递归方法如何计算字符串中的空格？

Question

I'm trying to fully understand how the method works, see the code below:

public static void main(String[] args) {
    System.out.println(countspaces("a number of spaces "));
}

public static int countspaces(String s) {
    if (s.length() == 0)
        return 0;
    else
        return (s.charAt(0) == ' ' ? 1 : 0) + countspaces(s.substring(1));
}

I've debugged the method using BlueJ. The line:

return (s.charAt(0) == ' ' ? 1 : 0) + countspaces(s.substring(1));

firstly checks if the character at the index zero is a white space, then it calls itself again (this makes it recursive) taking the substring of s starting at index 1 as an argument effectively changing the argument from "a number of spaces " to " number of spaces " and doing it till the argument's length() reaches 0. What I don't get is why it's not returning 01000000100100000010 (the last 0 being for the empty string s which terminates the loop) but 4? I can't see where in the code it sums up the 1's returned by

(s.charAt(0) == ' ' ? 1 : 0)

and ignoring the 0's.

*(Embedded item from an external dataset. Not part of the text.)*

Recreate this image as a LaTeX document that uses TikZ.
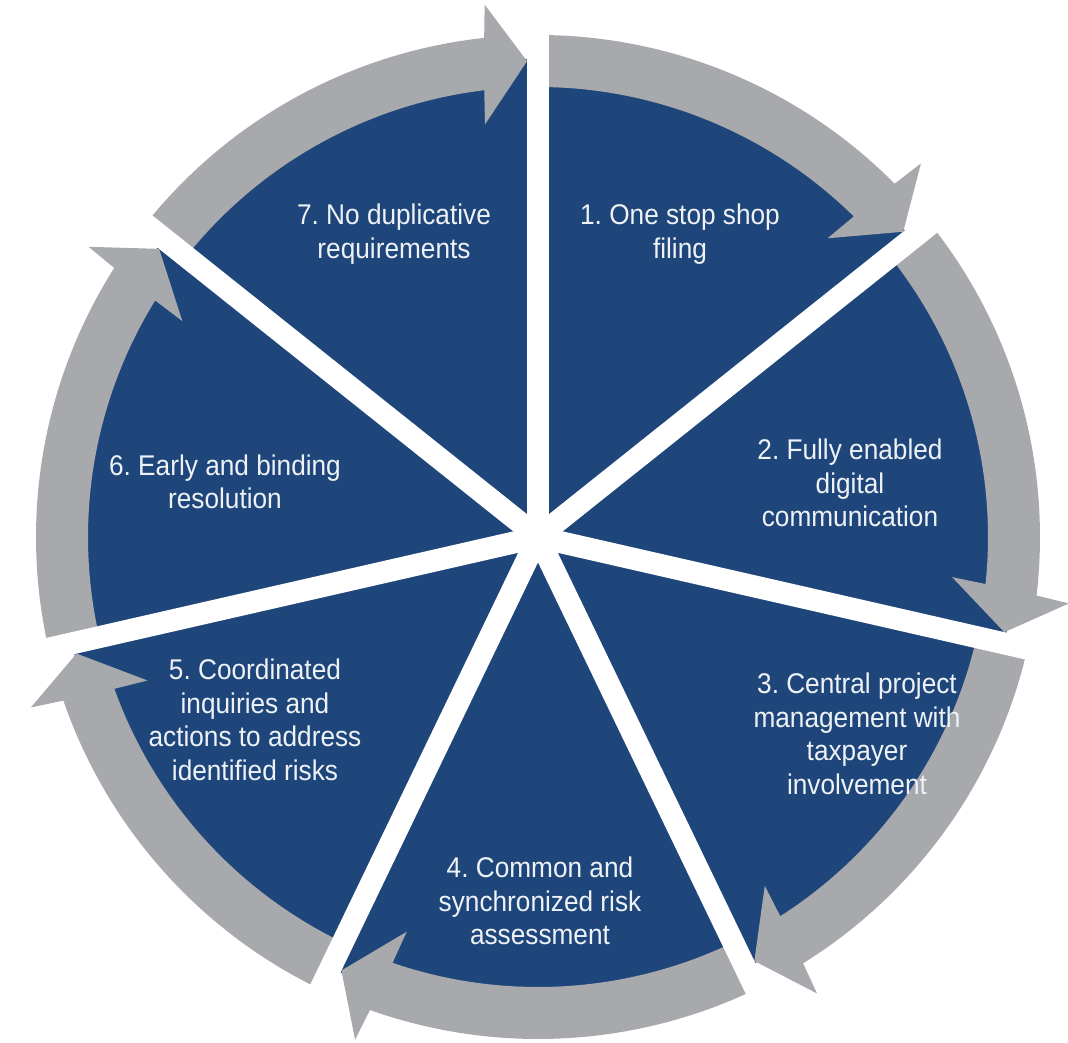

Please advise me what is missing from my reasoning.

Many Thanks

Grzegorz(Greg)

Answer 1

(s.charAt(0) == ' ' ? 1 : 0) + countspaces(s.substring(1))

This one basically sums up the 0 s and 1 s.

Take note of the return value of the method which is an int . The return value of 4 is perfectly fine.

To put in other words:

0 + 1 + 0 + 0 + 0 + 0 + 0 + 0 + 1 + 0 + 0 + 1 + 0 + 0 + 0 + 0 + 0 + 0 + 1 + 0 = 4

Answer 2

Since the method returns an int, not a string, it adds the numbers, not concatenates as characters/strings. ie

0+1+0+0+0+0+0+0+1+0+0+1+0+0+0+0+0+0+1+0 == 4

not

"0"+"1"+"0"+"0"+"0"+"0"+"0"+"0"+"1"+"0"+"0"+"1"+"0"+"0"+"0"+"0"+"0"+"0"+"1"+"0" 
== "01000000100100000010"

below returns an int, since countspaces returns an int

return (s.charAt(0) == ' ' ? 1 : 0) + countspaces(s.substring(1));

Answer 3

Here's an attempt to write the function in "English" in case that helps you understand it:

int countspaces( string ) {

    if string has no characters {
        return 0
    }
    else {

        if first character in string is a space 

        add 1 

        otherwise

        add 0

        to result of countspaces( string_with_first_character_removed )
    }
}

Answer 4

The point of recursion is that the function is called over and over again, you could roughly say it's some sort of loop.

if (s.length() == 0)
    return 0;

This code is stopping condition (because the recursion stops at this point) of your recursive function, it will return 0 when the length of provided string is 0. Nothing much to explain here, I think that is pretty obvious.

And this part is core part of your recursive function:

return (s.charAt(0) == ' ' ? 1 : 0) + countspaces(s.substring(1));

s.charAt(0) == ' ' ? 1 : 0 s.charAt(0) == ' ' ? 1 : 0 uses a ternary operator , it checks if the first character in string is space, if it's true it uses value of 1, else it uses 0.

countspaces(s.substring(1)) calls the function again, with substring that removes first character.

Function returns int value of 0 or 1, it sums the values returned, and as you know, x + 0 = x , so only the cases where first character is space (function returns 1) affect your final result.

This calls occurs until the function passes itself empty string, when it hits the stopping condition , where it goes back through the call stack, summing returned values and values from ternary operator and finally returns the expected result.